─── Given material ───

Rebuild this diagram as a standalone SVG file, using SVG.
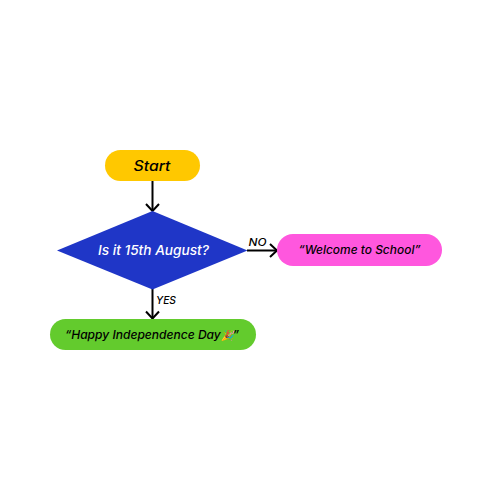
<svg xmlns="http://www.w3.org/2000/svg" width="500" height="500" viewBox="0 0 500 500">
<style>
text{font-family:"Inter","Noto Sans",sans-serif;font-style:italic;font-weight:500;text-anchor:middle;fill:#000}
.c{fill:none;stroke:#000;stroke-width:2}
</style>
<defs>
<marker id="a" markerUnits="userSpaceOnUse" markerWidth="16" markerHeight="20" refX="13" refY="10" orient="auto"><path d="M6 3.500L13 10L6 16.500" fill="none" stroke="#000" stroke-width="2"/></marker>
</defs>
<rect width="500" height="500" fill="#fff"/>
<g id="connectors">
<path class="c" d="M152.500 181V211" marker-end="url(#a)"/>
<path class="c" d="M152.500 288V318.500" marker-end="url(#a)"/>
<path class="c" d="M247 250.500H277" marker-end="url(#a)"/>
</g>
<g id="start"><rect x="105" y="150" width="95" height="31" rx="15.500" fill="#ffc800"/><text x="152" y="171" font-size="14" textLength="37" lengthAdjust="spacingAndGlyphs">Start</text></g>
<g id="decision"><polygon points="152.500,211 247.500,250.500 152.500,289.500 57,250.500" fill="#1f36c7"/><text x="153.500" y="254.500" font-size="13" textLength="111" lengthAdjust="spacingAndGlyphs" style="fill:#fff">Is it 15th August?</text></g>
<g id="school"><rect x="277" y="234" width="165" height="32" rx="16" fill="#ff57de"/><text x="359.500" y="254" font-size="11.500" textLength="122" lengthAdjust="spacingAndGlyphs">“Welcome to School”</text></g>
<g id="happy"><rect x="50" y="319" width="206" height="31" rx="15.500" fill="#63cb2d"/><text x="152" y="339" font-size="12" textLength="174" lengthAdjust="spacingAndGlyphs">“Happy Independence Day<tspan font-size="10">🎉</tspan>”</text></g>
<g id="labels"><text x="257.500" y="246" font-size="10.500" textLength="18" lengthAdjust="spacingAndGlyphs">NO</text><text x="166" y="304" font-size="10.500" textLength="20" lengthAdjust="spacingAndGlyphs">YES</text></g>
</svg>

───

# The request
Go through the listing above and write it out again exactly, dropping the pictures.

# Exercise output
Rebuild this diagram as a standalone SVG file, using SVG.
<svg xmlns="http://www.w3.org/2000/svg" width="500" height="500" viewBox="0 0 500 500">
<style>
text{font-family:"Inter","Noto Sans",sans-serif;font-style:italic;font-weight:500;text-anchor:middle;fill:#000}
.c{fill:none;stroke:#000;stroke-width:2}
</style>
<defs>
<marker id="a" markerUnits="userSpaceOnUse" markerWidth="16" markerHeight="20" refX="13" refY="10" orient="auto"><path d="M6 3.500L13 10L6 16.500" fill="none" stroke="#000" stroke-width="2"/></marker>
</defs>
<rect width="500" height="500" fill="#fff"/>
<g id="connectors">
<path class="c" d="M152.500 181V211" marker-end="url(#a)"/>
<path class="c" d="M152.500 288V318.500" marker-end="url(#a)"/>
<path class="c" d="M247 250.500H277" marker-end="url(#a)"/>
</g>
<g id="start"><rect x="105" y="150" width="95" height="31" rx="15.500" fill="#ffc800"/><text x="152" y="171" font-size="14" textLength="37" lengthAdjust="spacingAndGlyphs">Start</text></g>
<g id="decision"><polygon points="152.500,211 247.500,250.500 152.500,289.500 57,250.500" fill="#1f36c7"/><text x="153.500" y="254.500" font-size="13" textLength="111" lengthAdjust="spacingAndGlyphs" style="fill:#fff">Is it 15th August?</text></g>
<g id="school"><rect x="277" y="234" width="165" height="32" rx="16" fill="#ff57de"/><text x="359.500" y="254" font-size="11.500" textLength="122" lengthAdjust="spacingAndGlyphs">“Welcome to School”</text></g>
<g id="happy"><rect x="50" y="319" width="206" height="31" rx="15.500" fill="#63cb2d"/><text x="152" y="339" font-size="12" textLength="174" lengthAdjust="spacingAndGlyphs">“Happy Independence Day<tspan font-size="10">🎉</tspan>”</text></g>
<g id="labels"><text x="257.500" y="246" font-size="10.500" textLength="18" lengthAdjust="spacingAndGlyphs">NO</text><text x="166" y="304" font-size="10.500" textLength="20" lengthAdjust="spacingAndGlyphs">YES</text></g>
</svg>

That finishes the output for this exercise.